- INPUT RECORDS -
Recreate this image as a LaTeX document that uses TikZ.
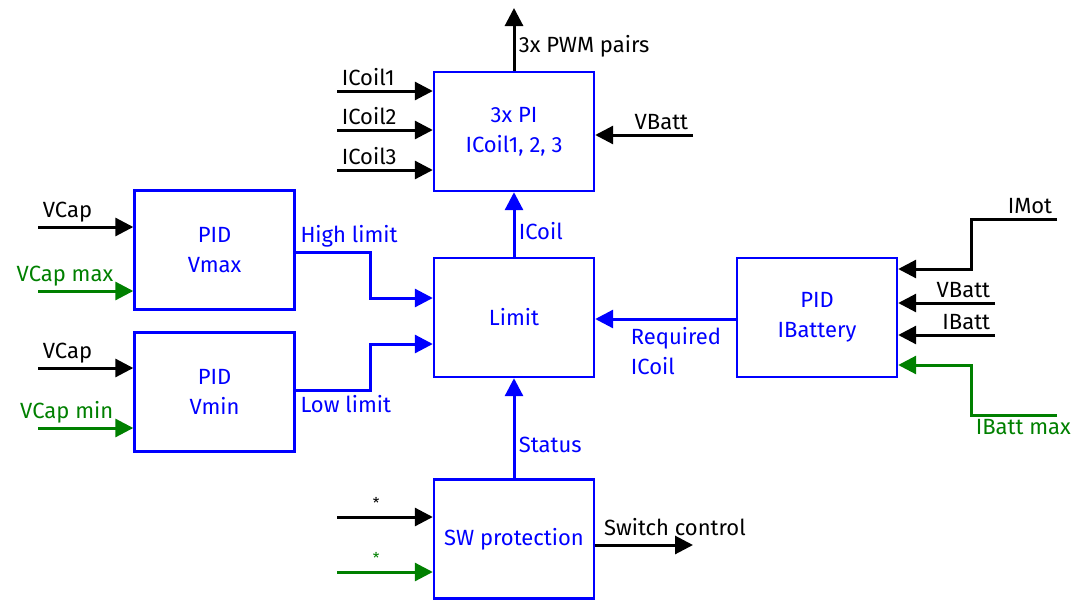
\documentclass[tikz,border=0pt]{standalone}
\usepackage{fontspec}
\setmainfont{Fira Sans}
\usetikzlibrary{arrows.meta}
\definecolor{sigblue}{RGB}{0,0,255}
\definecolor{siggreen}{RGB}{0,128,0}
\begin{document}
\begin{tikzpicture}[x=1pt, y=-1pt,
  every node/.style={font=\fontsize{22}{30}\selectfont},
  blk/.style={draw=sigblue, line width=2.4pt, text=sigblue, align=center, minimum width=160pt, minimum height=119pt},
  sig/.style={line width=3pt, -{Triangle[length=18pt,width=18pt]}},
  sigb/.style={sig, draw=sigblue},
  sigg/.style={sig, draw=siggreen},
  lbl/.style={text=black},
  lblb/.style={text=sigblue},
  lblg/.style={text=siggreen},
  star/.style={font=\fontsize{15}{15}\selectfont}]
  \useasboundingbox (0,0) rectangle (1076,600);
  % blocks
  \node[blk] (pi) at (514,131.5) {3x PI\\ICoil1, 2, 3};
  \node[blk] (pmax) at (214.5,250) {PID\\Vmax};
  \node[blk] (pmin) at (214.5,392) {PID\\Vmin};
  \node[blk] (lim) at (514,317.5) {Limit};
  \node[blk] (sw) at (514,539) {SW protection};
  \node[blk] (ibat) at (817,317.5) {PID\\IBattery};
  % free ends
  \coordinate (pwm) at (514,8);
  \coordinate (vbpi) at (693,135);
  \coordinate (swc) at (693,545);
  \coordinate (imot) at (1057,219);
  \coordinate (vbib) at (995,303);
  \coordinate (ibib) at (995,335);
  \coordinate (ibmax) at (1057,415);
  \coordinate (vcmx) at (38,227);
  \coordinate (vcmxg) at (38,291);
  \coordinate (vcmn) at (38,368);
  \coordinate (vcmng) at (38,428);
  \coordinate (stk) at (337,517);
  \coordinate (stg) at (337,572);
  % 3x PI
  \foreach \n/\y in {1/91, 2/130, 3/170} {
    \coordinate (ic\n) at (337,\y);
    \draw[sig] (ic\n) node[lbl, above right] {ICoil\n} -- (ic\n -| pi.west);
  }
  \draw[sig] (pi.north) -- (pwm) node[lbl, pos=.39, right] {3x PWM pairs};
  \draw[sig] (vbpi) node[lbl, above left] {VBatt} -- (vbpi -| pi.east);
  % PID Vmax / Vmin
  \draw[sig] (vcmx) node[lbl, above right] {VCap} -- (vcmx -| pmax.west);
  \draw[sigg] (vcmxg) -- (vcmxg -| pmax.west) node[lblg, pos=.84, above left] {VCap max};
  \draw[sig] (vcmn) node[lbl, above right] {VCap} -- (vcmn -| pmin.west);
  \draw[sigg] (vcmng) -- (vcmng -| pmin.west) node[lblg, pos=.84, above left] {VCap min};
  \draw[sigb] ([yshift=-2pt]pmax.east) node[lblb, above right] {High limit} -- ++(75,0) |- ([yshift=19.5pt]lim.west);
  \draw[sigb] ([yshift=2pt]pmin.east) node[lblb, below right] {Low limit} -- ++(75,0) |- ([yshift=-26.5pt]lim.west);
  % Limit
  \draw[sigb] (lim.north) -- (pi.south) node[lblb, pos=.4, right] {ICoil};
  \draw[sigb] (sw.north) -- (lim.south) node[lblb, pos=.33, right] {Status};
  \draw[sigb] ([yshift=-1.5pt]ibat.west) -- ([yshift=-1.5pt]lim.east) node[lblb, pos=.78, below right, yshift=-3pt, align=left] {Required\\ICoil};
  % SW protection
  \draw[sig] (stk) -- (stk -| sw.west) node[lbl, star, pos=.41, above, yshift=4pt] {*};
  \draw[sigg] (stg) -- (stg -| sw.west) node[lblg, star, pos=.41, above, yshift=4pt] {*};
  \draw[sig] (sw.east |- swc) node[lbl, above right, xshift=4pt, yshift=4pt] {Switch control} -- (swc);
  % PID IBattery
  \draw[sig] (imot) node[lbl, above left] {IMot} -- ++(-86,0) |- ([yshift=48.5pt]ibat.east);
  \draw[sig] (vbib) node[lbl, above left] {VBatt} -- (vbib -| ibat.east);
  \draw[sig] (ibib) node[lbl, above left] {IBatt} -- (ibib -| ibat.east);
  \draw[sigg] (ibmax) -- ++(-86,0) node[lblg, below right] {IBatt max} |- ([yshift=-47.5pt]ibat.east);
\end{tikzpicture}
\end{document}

...

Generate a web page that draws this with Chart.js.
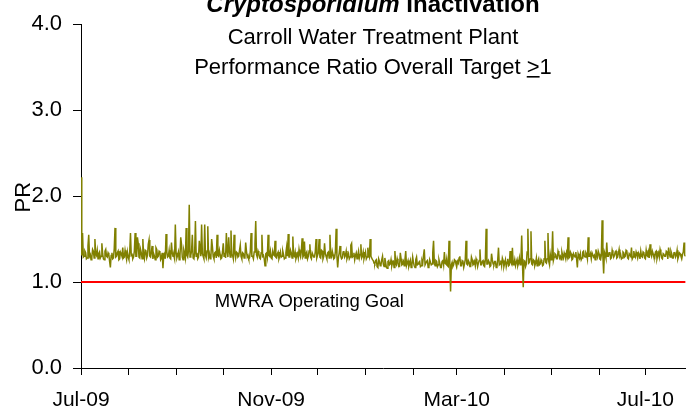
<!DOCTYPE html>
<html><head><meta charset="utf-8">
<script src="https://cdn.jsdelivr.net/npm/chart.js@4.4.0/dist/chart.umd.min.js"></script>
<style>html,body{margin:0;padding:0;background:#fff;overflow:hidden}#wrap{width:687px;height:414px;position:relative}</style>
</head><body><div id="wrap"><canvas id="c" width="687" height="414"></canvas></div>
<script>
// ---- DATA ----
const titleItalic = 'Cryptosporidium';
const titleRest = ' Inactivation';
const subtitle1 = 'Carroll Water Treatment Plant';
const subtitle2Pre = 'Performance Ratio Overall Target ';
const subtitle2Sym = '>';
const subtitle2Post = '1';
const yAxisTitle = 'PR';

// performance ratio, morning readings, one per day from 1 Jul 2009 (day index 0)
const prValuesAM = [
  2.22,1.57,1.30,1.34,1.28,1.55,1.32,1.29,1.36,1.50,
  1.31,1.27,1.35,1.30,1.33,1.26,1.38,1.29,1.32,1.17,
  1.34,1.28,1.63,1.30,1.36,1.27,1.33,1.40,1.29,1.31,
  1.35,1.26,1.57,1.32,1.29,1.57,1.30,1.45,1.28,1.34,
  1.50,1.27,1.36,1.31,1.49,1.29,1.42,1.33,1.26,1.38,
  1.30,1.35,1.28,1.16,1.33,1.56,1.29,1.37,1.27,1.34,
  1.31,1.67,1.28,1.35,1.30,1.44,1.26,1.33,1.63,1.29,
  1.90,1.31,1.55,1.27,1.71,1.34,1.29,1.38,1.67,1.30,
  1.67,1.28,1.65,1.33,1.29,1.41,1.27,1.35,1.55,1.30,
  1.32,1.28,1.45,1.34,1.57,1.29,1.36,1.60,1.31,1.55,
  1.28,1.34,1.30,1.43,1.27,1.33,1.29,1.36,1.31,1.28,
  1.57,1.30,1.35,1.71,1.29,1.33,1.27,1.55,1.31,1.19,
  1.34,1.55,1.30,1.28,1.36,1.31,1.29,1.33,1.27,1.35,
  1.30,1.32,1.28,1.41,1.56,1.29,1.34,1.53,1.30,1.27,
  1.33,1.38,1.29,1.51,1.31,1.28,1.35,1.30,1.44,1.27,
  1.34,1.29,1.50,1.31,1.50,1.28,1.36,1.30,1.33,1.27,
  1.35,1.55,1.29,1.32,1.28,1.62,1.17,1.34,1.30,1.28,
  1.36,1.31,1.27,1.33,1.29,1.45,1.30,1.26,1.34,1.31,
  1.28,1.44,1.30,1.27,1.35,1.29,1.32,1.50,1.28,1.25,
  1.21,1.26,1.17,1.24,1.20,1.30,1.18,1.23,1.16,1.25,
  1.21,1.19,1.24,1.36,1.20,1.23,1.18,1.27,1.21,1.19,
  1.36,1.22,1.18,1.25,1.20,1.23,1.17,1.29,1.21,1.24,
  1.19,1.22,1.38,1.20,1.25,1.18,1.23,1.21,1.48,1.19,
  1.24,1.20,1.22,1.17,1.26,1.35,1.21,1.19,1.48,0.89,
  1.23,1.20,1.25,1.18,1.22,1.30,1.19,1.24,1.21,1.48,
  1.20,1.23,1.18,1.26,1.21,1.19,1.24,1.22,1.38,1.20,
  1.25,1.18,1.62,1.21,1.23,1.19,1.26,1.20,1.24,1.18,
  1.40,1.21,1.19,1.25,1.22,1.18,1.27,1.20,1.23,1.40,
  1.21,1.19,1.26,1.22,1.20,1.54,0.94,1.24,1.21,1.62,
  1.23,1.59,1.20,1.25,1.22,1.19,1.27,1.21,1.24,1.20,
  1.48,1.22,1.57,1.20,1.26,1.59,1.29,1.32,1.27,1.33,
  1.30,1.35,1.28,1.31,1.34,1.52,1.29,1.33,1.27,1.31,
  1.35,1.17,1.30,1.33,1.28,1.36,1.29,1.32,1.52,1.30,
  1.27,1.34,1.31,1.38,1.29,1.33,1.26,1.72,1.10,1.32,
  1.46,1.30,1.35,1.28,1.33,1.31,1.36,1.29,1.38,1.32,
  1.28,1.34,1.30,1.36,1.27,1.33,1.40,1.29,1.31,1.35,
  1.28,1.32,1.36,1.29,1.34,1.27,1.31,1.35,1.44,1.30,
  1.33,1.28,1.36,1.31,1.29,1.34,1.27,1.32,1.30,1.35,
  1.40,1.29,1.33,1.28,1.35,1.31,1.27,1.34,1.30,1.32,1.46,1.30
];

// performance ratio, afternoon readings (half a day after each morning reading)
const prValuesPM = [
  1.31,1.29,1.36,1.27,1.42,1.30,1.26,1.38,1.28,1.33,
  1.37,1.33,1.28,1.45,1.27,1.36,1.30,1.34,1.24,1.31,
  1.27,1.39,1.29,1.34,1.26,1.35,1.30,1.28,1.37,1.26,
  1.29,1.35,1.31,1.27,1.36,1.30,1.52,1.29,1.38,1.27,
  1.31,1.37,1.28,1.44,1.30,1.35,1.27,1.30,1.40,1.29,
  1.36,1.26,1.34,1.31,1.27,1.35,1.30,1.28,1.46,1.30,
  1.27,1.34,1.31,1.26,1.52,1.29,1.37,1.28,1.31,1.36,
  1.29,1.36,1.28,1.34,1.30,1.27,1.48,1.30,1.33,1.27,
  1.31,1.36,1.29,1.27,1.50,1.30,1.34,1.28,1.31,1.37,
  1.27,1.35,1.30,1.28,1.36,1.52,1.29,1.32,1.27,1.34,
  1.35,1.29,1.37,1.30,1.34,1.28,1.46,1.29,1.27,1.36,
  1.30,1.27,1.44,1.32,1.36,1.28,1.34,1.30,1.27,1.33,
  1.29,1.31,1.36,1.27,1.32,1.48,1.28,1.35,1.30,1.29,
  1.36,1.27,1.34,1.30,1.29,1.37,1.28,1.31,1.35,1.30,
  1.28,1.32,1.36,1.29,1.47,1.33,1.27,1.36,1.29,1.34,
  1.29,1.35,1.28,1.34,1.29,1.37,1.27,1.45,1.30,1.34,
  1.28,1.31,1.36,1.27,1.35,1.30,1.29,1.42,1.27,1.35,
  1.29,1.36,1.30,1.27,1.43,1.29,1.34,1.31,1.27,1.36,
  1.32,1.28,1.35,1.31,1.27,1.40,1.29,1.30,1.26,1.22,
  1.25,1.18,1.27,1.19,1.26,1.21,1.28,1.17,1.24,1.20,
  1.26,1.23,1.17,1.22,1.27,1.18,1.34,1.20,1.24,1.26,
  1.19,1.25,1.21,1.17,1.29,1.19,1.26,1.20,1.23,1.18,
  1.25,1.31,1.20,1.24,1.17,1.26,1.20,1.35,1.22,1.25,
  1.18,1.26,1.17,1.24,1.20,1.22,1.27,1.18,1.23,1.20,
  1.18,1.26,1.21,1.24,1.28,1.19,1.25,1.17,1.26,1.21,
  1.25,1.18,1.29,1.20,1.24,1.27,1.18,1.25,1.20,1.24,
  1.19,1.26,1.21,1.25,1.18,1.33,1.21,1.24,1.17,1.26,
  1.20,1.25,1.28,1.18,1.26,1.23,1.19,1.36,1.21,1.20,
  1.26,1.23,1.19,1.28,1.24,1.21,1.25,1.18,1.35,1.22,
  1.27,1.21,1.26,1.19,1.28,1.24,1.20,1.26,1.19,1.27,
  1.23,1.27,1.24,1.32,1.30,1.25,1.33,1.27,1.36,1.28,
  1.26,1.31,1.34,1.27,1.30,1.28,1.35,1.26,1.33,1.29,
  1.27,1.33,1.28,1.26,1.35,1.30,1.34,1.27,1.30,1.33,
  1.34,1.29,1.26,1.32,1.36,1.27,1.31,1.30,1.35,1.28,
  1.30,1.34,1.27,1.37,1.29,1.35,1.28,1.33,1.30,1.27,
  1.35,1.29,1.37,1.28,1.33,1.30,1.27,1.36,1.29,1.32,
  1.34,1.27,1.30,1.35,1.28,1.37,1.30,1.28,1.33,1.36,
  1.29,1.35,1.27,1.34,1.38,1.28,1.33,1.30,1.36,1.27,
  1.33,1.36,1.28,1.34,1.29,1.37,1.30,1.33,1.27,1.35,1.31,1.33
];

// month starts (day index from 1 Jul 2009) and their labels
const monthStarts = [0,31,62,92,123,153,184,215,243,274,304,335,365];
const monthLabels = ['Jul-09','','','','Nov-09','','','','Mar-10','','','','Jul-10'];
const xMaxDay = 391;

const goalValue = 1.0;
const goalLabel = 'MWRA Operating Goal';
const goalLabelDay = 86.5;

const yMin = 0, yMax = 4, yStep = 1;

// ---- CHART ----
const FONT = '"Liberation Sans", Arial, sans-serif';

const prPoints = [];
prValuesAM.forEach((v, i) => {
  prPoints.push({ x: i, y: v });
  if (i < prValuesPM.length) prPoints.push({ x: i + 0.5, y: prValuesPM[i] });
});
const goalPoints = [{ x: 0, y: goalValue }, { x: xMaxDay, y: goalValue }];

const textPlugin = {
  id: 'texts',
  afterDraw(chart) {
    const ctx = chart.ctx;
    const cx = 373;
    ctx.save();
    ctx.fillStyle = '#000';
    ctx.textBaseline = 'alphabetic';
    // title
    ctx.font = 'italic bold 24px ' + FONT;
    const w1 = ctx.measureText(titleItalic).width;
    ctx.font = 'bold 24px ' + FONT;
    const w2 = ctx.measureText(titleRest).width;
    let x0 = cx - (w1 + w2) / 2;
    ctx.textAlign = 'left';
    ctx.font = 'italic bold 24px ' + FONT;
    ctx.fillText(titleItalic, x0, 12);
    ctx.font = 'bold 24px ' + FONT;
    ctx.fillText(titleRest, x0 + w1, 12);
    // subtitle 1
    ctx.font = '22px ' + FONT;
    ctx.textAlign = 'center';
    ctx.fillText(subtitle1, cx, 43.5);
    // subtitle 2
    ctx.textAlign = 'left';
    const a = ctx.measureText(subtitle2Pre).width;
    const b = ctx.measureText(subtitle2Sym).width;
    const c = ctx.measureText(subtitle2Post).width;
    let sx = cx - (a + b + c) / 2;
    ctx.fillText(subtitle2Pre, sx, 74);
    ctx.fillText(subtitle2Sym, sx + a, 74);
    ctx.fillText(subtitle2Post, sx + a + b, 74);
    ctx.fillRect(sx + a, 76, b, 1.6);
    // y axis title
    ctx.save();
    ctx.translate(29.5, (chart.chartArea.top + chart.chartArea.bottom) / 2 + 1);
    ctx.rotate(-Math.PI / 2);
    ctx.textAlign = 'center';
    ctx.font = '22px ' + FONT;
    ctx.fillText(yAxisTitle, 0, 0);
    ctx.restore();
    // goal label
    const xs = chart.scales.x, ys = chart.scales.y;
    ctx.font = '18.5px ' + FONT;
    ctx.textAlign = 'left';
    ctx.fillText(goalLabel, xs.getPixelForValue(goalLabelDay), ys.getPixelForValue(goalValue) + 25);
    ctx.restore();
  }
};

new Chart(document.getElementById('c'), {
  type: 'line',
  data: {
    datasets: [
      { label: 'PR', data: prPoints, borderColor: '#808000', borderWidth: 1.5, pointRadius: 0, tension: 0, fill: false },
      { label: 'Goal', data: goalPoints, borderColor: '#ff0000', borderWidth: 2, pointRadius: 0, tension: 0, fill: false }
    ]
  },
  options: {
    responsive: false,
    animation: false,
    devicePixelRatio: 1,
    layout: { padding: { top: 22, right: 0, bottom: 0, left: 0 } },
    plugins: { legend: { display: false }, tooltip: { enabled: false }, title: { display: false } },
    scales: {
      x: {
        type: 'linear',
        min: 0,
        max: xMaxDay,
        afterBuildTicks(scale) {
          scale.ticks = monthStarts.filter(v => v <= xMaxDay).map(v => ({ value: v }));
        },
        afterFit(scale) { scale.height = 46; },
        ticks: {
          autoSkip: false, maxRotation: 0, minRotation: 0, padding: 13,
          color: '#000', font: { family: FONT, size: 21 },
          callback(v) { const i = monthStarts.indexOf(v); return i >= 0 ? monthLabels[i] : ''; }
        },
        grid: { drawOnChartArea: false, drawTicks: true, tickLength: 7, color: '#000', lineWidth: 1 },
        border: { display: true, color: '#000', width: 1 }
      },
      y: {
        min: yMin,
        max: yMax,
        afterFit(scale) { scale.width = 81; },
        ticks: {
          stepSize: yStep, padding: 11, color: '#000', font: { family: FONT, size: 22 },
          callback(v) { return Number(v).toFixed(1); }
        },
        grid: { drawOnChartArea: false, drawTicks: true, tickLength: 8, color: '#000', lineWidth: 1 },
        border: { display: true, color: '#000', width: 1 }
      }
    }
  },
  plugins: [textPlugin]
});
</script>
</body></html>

...

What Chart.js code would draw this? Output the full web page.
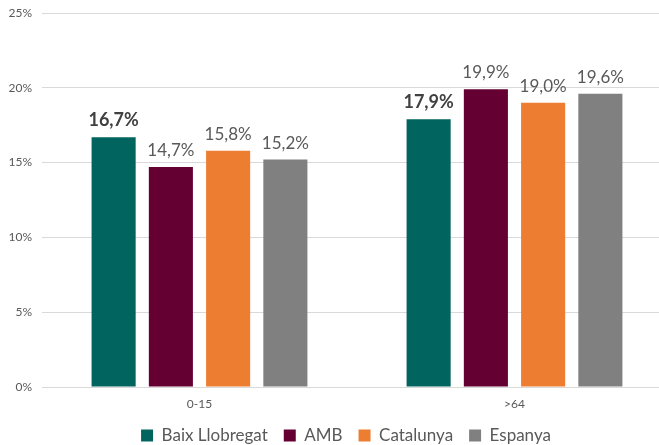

- EXERCISE OBJECTIVE -
Skip all pictures. Retype exactly the span whose first line is the one with "Generate a web" and whose last line is the one with "const yAxisTitle = 'PR';".

- WRITTEN RESPONSE -
Generate a web page that draws this with Chart.js.
<!DOCTYPE html>
<html><head><meta charset="utf-8">
<script src="https://cdn.jsdelivr.net/npm/chart.js@4.4.0/dist/chart.umd.min.js"></script>
<style>html,body{margin:0;padding:0;background:#fff;overflow:hidden}#wrap{width:687px;height:414px;position:relative}</style>
</head><body><div id="wrap"><canvas id="c" width="687" height="414"></canvas></div>
<script>
// ---- DATA ----
const titleItalic = 'Cryptosporidium';
const titleRest = ' Inactivation';
const subtitle1 = 'Carroll Water Treatment Plant';
const subtitle2Pre = 'Performance Ratio Overall Target ';
const subtitle2Sym = '>';
const subtitle2Post = '1';
const yAxisTitle = 'PR';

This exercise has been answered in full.